There’s something about turning 27 that makes you acutely aware that you might actually be turning into a real adult.
It’s quite a subtle transition, but one day you realise that you’re officially in your ‘late-twenties’ and gone are the days of regularly getting the first train home, demented, after a 7 hour dance-a-thon through Liverpool’s gay scene.
It’s not a bad thing either. In all honesty, my Saturday nights no longer feel incomplete if they don’t involve at least one of my friends a) getting into a bar-brawl with a drag queen, b) downing eight shots in the tequila bar, falling down the stairs and clubnecking a wrongun c) borrowing a strangers’ National Insurance card to line up whatever amphetamines they managed to blag off ‘Gary in the black Ford Focus’ d) all of the above.
In fact, I’d go as far as saying I’m pretty content with spending a Saturday night having sex, binge-watching boxsets with my fella and playing online bingo (anyone keen for bingo and chill?)
You also start to notice yourself becoming a bit wiser. Wiser to gobshite behaviour, wiser to how many pairs of shoes you really need for a weekend away and wiser to exactly how many glasses of wine you can handle to avoid lying on the floor of the toilets, one eye closed, texting song lyrics to your ex.

cute pin up girl

So, before I venture too far over the hill, I thought I should pass on some of the wisdom I’ve gathered through my twenties so far:
  • Not every girl wants to shag your fella, ladies. Calm down. The sad fact of the matter is, before you took a shine to him/took pity on him, he probably hardly ever managed to get laid at all.
  • While we’re on the subject; stop being so paranoid about your fella going out with the lads. If truth be told, your fella is probably utterly shit at chatting up birds anyway. In fact, you can probably vouch for this based on your own personal experience. Even if he was the type to try and pull himself a side bird, (and if you’re worried he might be, it might be time to ask yourself why you’re letting the cheeky bastard stick around) he’ll likely be too drunk to approach women with any sort of finesse. It’s just a night out, chill out about it.

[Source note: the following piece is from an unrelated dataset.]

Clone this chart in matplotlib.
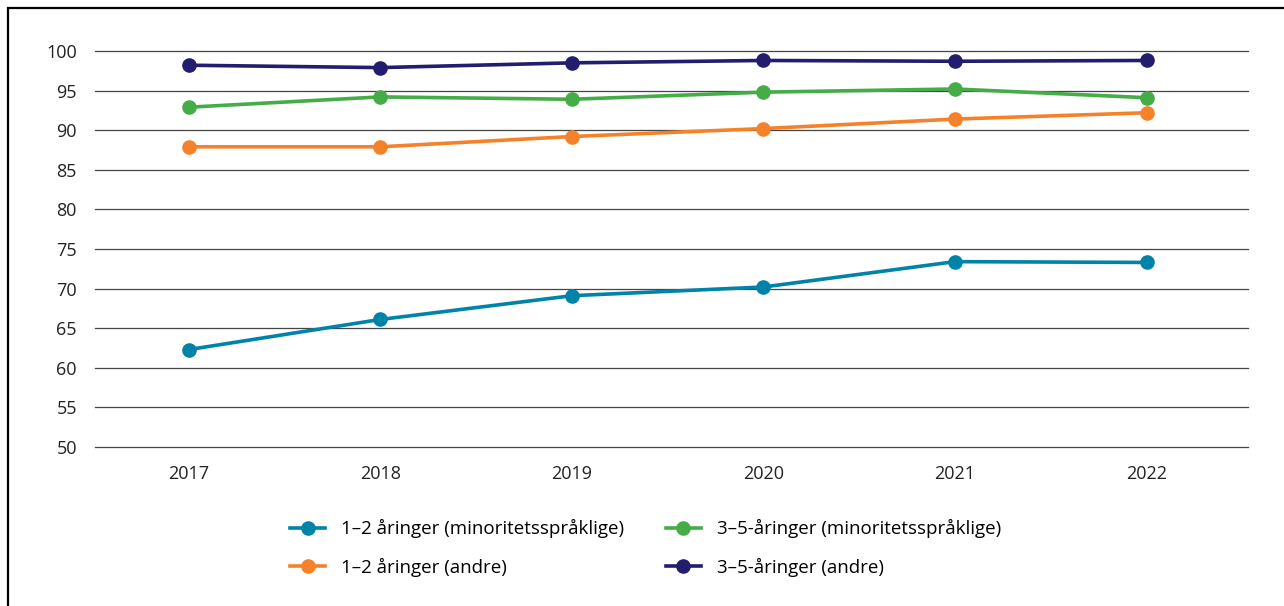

  • People who genuinely don’t give a fuck never feel the need to announce it, or post 300 related quotes on Instagram.
  • Same goes for people who are genuinely over their exes.
  • Thongs don’t look good on anyone.
  • If someone wants to be with you, they’ll be with you. Regardless of the timing, their work commitments, where they live, or whatever other drama’s they’re using as an excuse not to see you. If they’re not making the effort, they’re not arsed. Swerve and move on.
  • Never – and I can’t stress this one enough – never mix Prosecco and Baileys.
  • Dress for your size. There’s a fine line between a fitted dress and a sausage casing. Stop worrying about what the label says; if the 10 is too tight just buy the 12. Don’t cut off your blood circulation out of pride.
  • Don’t stay in a bad relationship because you’re scared of being alone. Feeling a bit lonely because you’re single is much better than feeling alone whilst in a relationship.
  • Some people are just dicks. Don’t let them get to you.
  • Listen to your mum. She’s probably right.